Alternativas a la comparación
Evitar comparaciones no significa dejar de reconocer los logros. Al contrario, se trata de hacerlo de una manera más justa y constructiva. En lugar de decir “miren cómo Juan terminó rápido, ustedes también deberían hacerlo”, es más positivo decir “me gusta cómo resolviste el problema, ¿quieres compartir tu estrategia con el grupo?”. De esta manera, se valora el esfuerzo individual sin poner a otros en una posición de inferioridad.
Otra alternativa es centrarse en el progreso personal. Reconocer que un alumno que antes se distraía logró concentrarse más tiempo, o que alguien que tenía dificultades para escribir ahora se expresa con mayor claridad, refuerza la idea de que cada paso cuenta. Esto cambia la mirada de la comparación externa hacia la superación interna.
También es importante trabajar con las familias, porque muchas veces son ellas quienes comparan a sus hijos con otros hermanos, primos o compañeros. Mostrarles que cada adolescente tiene un ritmo distinto y que el aprendizaje no es una carrera puede ayudarlos a acompañar de manera más sana.

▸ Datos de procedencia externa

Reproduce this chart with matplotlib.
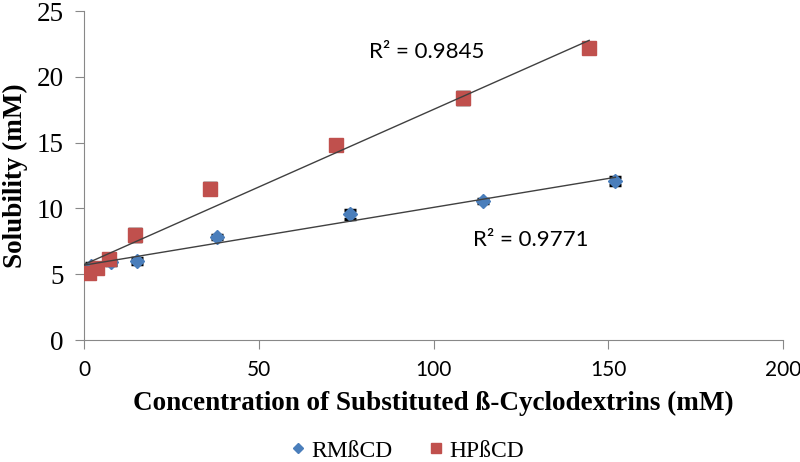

Construir una cultura de respeto
El reto más grande es generar una cultura escolar en la que las comparaciones pierdan sentido. Esto se logra al promover el respeto por la diversidad y al valorar los distintos talentos. No todos brillan en las mismas áreas, y eso es precisamente lo que enriquece a un grupo. Un estudiante puede destacar en ciencias, otro en arte, otro en deportes o en la capacidad de escuchar y acompañar a sus compañeros.
Si la escuela transmite la idea de que todos tienen algo valioso para aportar, los alumnos aprenden a reconocerse y a valorar a los demás desde la diferencia. Así, la comparación deja de ser un mecanismo de juicio y se transforma en una oportunidad para aprender de lo que el otro sabe.

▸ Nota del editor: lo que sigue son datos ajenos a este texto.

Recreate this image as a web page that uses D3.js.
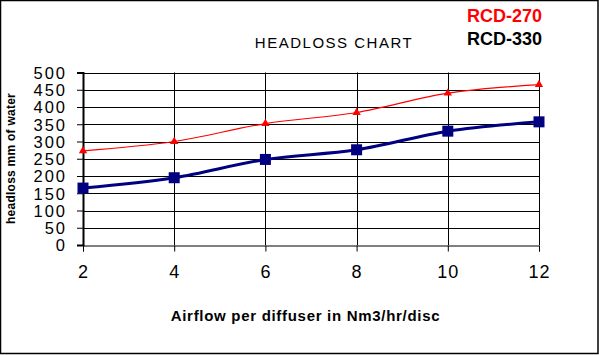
<!DOCTYPE html>
<html><head><meta charset="utf-8">
<script src="https://cdn.jsdelivr.net/npm/d3@7"></script>
<style>html,body{margin:0;padding:0;background:#fff;}svg{display:block;font-family:"Liberation Sans",Arial,sans-serif;}</style>
</head><body>
<script>
const airflow = [2, 4, 6, 8, 10, 12];
const rcd270 = [273, 300, 352, 384, 440, 465];
const rcd330 = [165, 195, 248, 276, 330, 357];
const yTicks = [0, 50, 100, 150, 200, 250, 300, 350, 400, 450, 500];
const xTicks = [2, 4, 6, 8, 10, 12];
const seriesNames = ["RCD-270", "RCD-330"];

const W = 599, H = 355;
const svg = d3.select("body").append("svg").attr("width", W).attr("height", H);
svg.append("rect").attr("x", 0.5).attr("y", 0.5).attr("width", 597.5).attr("height", 353)
  .attr("fill", "#fff").attr("stroke", "#000").attr("stroke-width", 1.5);

const x = d3.scaleLinear().domain([2, 12]).range([83, 539]);
const y = d3.scaleLinear().domain([0, 500]).range([245, 72.5]);

// grid
const g = svg.append("g");
g.selectAll("line.hg").data(yTicks.slice(1)).join("line")
  .attr("x1", x(2)).attr("x2", x(12)).attr("y1", d => Math.round(y(d)) + 0.5).attr("y2", d => Math.round(y(d)) + 0.5)
  .attr("stroke", "#000").attr("stroke-width", 1);
g.selectAll("line.vg").data(xTicks.slice(1)).join("line")
  .attr("x1", d => Math.round(x(d)) + 0.5).attr("x2", d => Math.round(x(d)) + 0.5)
  .attr("y1", y(500)).attr("y2", y(0))
  .attr("stroke", "#000").attr("stroke-width", 1);

// axes
const yAxis = d3.axisLeft(y).tickValues(yTicks).tickSize(6).tickPadding(10);
const ya = svg.append("g").attr("transform", `translate(${x(2)},0)`).call(yAxis);
ya.select(".domain").attr("stroke-width", 2);
ya.selectAll(".tick line").attr("stroke-width", 1);
ya.selectAll("text").attr("font-size", 16.5).attr("letter-spacing", 2).attr("fill", "#000")
  .attr("font-family", "Liberation Sans, Arial, sans-serif").attr("dy", "0.36em");

const xAxis = d3.axisBottom(x).tickValues(xTicks).tickSize(6).tickPadding(14);
const xa = svg.append("g").attr("transform", `translate(0,${Math.round(y(0)) + 0.5})`).call(xAxis);
xa.selectAll("text").attr("font-size", 18).attr("letter-spacing", 1).attr("fill", "#000")
  .attr("font-family", "Liberation Sans, Arial, sans-serif");

// lines
const line = d3.line().x((d, i) => x(airflow[i])).y(d => y(d)).curve(d3.curveCardinal);
svg.append("path").datum(rcd330).attr("d", line).attr("fill", "none").attr("stroke", "#000080").attr("stroke-width", 3);
svg.append("path").datum(rcd270).attr("d", line).attr("fill", "none").attr("stroke", "#ff0000").attr("stroke-width", 1.2);

svg.selectAll("rect.sq").data(rcd330).join("rect")
  .attr("x", (d, i) => x(airflow[i]) - 5.5).attr("y", d => y(d) - 5.5)
  .attr("width", 11).attr("height", 11).attr("fill", "#000080");
const tri = d3.symbol().type(d3.symbolTriangle).size(30);
svg.selectAll("path.tri").data(rcd270).join("path")
  .attr("d", tri).attr("transform", (d, i) => `translate(${x(airflow[i])},${y(d)})`).attr("fill", "#ff0000");

// texts
svg.append("text").attr("x", 334).attr("y", 48).attr("text-anchor", "middle")
  .attr("font-size", 15).attr("letter-spacing", 1.5).text("HEADLOSS CHART");
svg.append("text").attr("x", 467).attr("y", 22).attr("font-size", 18).attr("font-weight", "bold")
  .attr("fill", "#ff0000").text(seriesNames[0]);
svg.append("text").attr("x", 467).attr("y", 45).attr("font-size", 18).attr("font-weight", "bold")
  .attr("fill", "#000").text(seriesNames[1]);
svg.append("text").attr("x", 305.5).attr("y", 321).attr("text-anchor", "middle")
  .attr("font-size", 15).attr("font-weight", "bold").attr("letter-spacing", 0.7)
  .text("Airflow per diffuser in Nm3/hr/disc");
svg.append("text").attr("transform", "translate(15,158.5) rotate(-90)").attr("text-anchor", "middle")
  .attr("font-size", 12).attr("font-weight", "bold").attr("letter-spacing", 0.25)
  .text("headloss mm of water");
</script>
</body></html>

Las comparaciones, cuando se instalan como práctica habitual, generan heridas profundas. Pero si en lugar de eso se apuesta a una mirada individual y respetuosa, los estudiantes crecen con mayor seguridad y confianza. Y, sobre todo, aprenden que el verdadero progreso no se mide en relación a otros, sino en la capacidad de superarse a sí mismos.